EXERCISE PROMPT –
Reproduce verbatim the lines up to and including the one with "25000, 30000, 35000, 40000, 50000, 60000, 66550];", starting from the first.

MATERIAL PROVIDED –
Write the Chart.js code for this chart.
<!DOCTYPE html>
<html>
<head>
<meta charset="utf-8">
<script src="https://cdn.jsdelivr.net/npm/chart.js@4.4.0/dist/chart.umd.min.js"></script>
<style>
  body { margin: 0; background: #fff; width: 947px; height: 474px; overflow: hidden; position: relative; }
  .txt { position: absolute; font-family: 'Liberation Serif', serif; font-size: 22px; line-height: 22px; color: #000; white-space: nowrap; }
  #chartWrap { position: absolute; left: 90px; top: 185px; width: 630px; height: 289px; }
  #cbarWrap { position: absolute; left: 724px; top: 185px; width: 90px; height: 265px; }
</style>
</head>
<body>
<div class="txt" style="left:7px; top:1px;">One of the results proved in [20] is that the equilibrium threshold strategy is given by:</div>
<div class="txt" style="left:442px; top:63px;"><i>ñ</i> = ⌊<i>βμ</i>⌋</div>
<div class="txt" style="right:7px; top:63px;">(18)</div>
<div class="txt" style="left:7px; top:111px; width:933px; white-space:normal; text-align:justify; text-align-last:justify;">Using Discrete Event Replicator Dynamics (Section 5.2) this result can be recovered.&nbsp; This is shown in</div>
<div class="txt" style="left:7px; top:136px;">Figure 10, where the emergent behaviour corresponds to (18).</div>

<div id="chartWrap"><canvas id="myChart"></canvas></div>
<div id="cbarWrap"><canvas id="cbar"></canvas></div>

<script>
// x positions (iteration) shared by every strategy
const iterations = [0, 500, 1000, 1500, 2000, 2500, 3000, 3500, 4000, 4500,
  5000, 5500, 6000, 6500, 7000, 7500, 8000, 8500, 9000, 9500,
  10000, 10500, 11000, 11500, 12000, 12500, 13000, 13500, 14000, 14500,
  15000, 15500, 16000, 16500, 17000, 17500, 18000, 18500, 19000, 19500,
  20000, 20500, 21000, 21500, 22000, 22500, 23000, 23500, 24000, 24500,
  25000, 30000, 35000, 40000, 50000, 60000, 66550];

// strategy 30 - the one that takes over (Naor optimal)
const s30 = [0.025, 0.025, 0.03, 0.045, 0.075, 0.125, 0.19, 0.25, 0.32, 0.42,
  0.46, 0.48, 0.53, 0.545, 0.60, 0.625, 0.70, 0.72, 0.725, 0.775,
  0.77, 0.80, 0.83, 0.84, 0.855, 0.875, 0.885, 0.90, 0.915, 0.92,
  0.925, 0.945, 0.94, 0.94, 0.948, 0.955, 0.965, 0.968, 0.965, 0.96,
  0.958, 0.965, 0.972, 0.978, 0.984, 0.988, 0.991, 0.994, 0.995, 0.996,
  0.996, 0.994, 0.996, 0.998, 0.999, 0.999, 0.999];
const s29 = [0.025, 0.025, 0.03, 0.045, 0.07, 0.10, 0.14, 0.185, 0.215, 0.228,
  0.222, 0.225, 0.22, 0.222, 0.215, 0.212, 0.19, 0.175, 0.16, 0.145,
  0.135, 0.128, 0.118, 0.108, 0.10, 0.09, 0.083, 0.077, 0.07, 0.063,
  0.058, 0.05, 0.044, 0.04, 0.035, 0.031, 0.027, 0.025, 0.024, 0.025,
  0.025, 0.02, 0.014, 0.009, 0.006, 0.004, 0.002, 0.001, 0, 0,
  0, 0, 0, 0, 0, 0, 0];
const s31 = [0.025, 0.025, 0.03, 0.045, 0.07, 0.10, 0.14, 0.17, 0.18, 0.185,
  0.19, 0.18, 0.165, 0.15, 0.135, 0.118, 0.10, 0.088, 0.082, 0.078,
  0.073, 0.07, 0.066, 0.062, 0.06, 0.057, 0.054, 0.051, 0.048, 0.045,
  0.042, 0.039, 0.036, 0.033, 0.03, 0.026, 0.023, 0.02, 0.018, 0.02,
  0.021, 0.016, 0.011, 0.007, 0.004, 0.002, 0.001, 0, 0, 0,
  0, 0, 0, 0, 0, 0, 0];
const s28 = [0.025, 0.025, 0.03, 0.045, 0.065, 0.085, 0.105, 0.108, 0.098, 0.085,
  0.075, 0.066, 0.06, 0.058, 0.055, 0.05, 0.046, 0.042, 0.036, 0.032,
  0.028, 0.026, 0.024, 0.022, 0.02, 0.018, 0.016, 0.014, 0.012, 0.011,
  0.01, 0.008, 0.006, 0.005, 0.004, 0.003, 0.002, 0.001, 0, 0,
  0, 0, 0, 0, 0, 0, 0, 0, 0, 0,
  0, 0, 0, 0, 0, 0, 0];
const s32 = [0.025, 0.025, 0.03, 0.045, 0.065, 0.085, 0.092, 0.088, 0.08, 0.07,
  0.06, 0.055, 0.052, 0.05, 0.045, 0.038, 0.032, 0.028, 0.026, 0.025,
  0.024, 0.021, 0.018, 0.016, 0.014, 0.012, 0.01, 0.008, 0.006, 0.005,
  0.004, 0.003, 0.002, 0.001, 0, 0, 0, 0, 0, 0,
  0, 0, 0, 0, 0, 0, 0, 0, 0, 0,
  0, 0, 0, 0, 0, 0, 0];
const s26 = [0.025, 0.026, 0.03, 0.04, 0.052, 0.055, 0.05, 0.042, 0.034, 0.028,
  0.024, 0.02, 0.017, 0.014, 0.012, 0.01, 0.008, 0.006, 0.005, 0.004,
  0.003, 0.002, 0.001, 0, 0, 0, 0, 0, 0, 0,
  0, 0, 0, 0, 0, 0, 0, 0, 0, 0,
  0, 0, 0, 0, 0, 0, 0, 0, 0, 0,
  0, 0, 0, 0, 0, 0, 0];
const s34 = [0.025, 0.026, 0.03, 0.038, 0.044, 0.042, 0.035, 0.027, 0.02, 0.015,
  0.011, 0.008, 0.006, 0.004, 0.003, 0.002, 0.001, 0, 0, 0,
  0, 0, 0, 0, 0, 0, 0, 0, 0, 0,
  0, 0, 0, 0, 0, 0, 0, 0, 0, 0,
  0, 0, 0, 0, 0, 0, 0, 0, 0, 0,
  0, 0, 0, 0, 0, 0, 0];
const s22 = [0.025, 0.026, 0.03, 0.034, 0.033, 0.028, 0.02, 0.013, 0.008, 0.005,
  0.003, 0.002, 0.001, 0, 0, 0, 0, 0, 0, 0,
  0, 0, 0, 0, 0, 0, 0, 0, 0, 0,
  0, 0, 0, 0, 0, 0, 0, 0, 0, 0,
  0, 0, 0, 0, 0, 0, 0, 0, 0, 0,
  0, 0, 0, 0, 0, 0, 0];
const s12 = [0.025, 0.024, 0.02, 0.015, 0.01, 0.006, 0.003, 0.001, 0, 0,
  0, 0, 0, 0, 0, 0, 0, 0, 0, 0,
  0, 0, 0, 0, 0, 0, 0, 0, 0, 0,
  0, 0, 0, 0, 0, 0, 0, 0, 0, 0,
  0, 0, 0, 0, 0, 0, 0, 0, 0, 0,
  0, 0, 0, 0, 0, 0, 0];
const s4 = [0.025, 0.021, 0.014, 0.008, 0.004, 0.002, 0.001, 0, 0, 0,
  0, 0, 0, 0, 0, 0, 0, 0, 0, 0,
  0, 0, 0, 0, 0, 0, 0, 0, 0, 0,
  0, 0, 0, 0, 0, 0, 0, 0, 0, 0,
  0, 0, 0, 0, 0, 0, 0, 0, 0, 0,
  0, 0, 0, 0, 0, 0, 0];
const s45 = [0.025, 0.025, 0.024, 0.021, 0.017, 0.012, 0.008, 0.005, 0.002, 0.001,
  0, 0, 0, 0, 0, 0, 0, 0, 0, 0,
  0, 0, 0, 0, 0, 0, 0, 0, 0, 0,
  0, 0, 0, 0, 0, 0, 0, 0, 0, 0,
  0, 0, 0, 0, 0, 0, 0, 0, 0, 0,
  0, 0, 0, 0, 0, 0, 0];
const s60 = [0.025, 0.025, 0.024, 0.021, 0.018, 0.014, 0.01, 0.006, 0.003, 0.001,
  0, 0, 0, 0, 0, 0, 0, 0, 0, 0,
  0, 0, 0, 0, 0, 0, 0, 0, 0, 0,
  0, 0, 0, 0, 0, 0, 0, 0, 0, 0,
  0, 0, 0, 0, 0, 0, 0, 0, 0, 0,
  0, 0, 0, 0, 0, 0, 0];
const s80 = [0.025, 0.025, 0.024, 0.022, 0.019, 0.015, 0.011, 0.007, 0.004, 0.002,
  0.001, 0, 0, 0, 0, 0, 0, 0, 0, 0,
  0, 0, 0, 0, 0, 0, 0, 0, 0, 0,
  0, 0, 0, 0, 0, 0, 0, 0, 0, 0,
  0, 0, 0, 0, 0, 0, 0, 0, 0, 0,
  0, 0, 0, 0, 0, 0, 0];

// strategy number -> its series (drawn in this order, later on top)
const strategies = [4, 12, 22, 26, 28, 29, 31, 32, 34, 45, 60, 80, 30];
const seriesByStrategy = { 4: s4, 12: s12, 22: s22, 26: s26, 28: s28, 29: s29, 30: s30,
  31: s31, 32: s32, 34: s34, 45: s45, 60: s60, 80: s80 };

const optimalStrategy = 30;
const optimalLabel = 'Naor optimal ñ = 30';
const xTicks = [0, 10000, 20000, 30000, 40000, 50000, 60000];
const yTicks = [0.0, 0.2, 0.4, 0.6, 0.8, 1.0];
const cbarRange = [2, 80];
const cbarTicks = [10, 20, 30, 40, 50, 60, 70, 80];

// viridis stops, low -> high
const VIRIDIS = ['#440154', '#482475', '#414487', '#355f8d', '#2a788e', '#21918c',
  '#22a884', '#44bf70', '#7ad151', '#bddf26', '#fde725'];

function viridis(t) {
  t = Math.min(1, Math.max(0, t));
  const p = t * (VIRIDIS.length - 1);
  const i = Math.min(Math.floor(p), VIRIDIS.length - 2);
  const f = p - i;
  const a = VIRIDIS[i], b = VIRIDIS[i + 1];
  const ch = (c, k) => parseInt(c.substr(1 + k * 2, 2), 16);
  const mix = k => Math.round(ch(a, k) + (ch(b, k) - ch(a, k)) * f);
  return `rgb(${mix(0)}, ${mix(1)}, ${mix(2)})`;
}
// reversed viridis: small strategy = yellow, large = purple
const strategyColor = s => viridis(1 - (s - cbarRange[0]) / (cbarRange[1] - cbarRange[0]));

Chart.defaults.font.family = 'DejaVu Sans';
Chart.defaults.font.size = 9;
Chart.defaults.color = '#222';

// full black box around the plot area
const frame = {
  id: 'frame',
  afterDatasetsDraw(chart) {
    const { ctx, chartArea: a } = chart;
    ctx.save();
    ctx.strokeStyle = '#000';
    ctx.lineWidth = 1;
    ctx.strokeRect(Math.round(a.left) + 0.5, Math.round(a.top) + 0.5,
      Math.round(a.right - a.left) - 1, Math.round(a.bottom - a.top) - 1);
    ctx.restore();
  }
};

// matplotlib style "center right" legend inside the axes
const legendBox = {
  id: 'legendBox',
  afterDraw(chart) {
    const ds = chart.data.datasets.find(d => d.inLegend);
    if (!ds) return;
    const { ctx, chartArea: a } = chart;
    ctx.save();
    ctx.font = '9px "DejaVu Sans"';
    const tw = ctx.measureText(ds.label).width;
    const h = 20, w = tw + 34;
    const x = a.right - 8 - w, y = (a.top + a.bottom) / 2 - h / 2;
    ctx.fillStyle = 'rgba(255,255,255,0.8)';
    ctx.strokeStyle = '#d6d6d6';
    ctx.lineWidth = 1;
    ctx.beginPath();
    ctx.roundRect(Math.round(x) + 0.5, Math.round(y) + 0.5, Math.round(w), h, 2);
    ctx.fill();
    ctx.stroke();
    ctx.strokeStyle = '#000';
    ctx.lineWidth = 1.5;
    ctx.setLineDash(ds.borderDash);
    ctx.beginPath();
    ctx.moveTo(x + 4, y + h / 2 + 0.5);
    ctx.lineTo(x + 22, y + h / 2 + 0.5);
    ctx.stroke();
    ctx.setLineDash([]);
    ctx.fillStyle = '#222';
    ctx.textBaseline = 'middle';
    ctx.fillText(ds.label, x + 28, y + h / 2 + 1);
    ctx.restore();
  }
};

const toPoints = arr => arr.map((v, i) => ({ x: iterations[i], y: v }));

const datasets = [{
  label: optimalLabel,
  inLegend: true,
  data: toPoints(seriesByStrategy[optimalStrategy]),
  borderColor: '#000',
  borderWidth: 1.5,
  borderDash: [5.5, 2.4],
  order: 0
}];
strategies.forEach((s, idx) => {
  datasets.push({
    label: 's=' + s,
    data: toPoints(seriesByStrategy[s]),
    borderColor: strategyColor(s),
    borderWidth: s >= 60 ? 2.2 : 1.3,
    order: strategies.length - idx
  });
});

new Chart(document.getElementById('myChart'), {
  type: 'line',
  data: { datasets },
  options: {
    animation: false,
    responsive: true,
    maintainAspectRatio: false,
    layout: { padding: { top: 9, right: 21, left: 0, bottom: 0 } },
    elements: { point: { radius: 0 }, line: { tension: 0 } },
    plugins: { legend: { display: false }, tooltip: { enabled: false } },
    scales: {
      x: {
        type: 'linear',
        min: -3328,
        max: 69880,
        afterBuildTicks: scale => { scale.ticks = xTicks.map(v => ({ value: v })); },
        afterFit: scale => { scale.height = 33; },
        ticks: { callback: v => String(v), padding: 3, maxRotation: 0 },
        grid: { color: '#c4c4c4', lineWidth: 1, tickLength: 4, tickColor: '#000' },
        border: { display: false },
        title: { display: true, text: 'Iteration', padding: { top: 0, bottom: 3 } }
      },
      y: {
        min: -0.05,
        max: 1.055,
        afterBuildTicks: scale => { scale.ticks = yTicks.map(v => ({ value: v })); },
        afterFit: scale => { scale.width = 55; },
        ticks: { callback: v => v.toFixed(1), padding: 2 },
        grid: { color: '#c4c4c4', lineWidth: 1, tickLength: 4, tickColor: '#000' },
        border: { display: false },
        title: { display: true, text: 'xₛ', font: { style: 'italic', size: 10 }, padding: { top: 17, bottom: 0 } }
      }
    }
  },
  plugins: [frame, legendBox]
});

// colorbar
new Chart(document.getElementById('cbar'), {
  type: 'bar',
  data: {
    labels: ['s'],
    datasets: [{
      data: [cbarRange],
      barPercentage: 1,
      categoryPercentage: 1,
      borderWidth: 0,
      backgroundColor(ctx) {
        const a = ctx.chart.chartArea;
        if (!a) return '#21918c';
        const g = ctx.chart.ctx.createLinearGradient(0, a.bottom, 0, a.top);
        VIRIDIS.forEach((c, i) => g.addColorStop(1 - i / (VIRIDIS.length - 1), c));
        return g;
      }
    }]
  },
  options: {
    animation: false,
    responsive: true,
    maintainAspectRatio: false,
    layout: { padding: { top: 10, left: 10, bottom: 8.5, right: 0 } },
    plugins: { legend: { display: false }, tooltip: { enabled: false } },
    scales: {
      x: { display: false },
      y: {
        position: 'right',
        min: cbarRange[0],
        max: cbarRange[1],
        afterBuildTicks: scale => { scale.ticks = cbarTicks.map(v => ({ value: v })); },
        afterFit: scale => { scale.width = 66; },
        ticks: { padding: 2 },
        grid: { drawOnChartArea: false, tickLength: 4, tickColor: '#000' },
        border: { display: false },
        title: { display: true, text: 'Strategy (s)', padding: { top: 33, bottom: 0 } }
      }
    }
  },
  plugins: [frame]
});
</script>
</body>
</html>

REPLY –
Write the Chart.js code for this chart.
<!DOCTYPE html>
<html>
<head>
<meta charset="utf-8">
<script src="https://cdn.jsdelivr.net/npm/chart.js@4.4.0/dist/chart.umd.min.js"></script>
<style>
  body { margin: 0; background: #fff; width: 947px; height: 474px; overflow: hidden; position: relative; }
  .txt { position: absolute; font-family: 'Liberation Serif', serif; font-size: 22px; line-height: 22px; color: #000; white-space: nowrap; }
  #chartWrap { position: absolute; left: 90px; top: 185px; width: 630px; height: 289px; }
  #cbarWrap { position: absolute; left: 724px; top: 185px; width: 90px; height: 265px; }
</style>
</head>
<body>
<div class="txt" style="left:7px; top:1px;">One of the results proved in [20] is that the equilibrium threshold strategy is given by:</div>
<div class="txt" style="left:442px; top:63px;"><i>ñ</i> = ⌊<i>βμ</i>⌋</div>
<div class="txt" style="right:7px; top:63px;">(18)</div>
<div class="txt" style="left:7px; top:111px; width:933px; white-space:normal; text-align:justify; text-align-last:justify;">Using Discrete Event Replicator Dynamics (Section 5.2) this result can be recovered.&nbsp; This is shown in</div>
<div class="txt" style="left:7px; top:136px;">Figure 10, where the emergent behaviour corresponds to (18).</div>

<div id="chartWrap"><canvas id="myChart"></canvas></div>
<div id="cbarWrap"><canvas id="cbar"></canvas></div>

<script>
// x positions (iteration) shared by every strategy
const iterations = [0, 500, 1000, 1500, 2000, 2500, 3000, 3500, 4000, 4500,
  5000, 5500, 6000, 6500, 7000, 7500, 8000, 8500, 9000, 9500,
  10000, 10500, 11000, 11500, 12000, 12500, 13000, 13500, 14000, 14500,
  15000, 15500, 16000, 16500, 17000, 17500, 18000, 18500, 19000, 19500,
  20000, 20500, 21000, 21500, 22000, 22500, 23000, 23500, 24000, 24500,
  25000, 30000, 35000, 40000, 50000, 60000, 66550];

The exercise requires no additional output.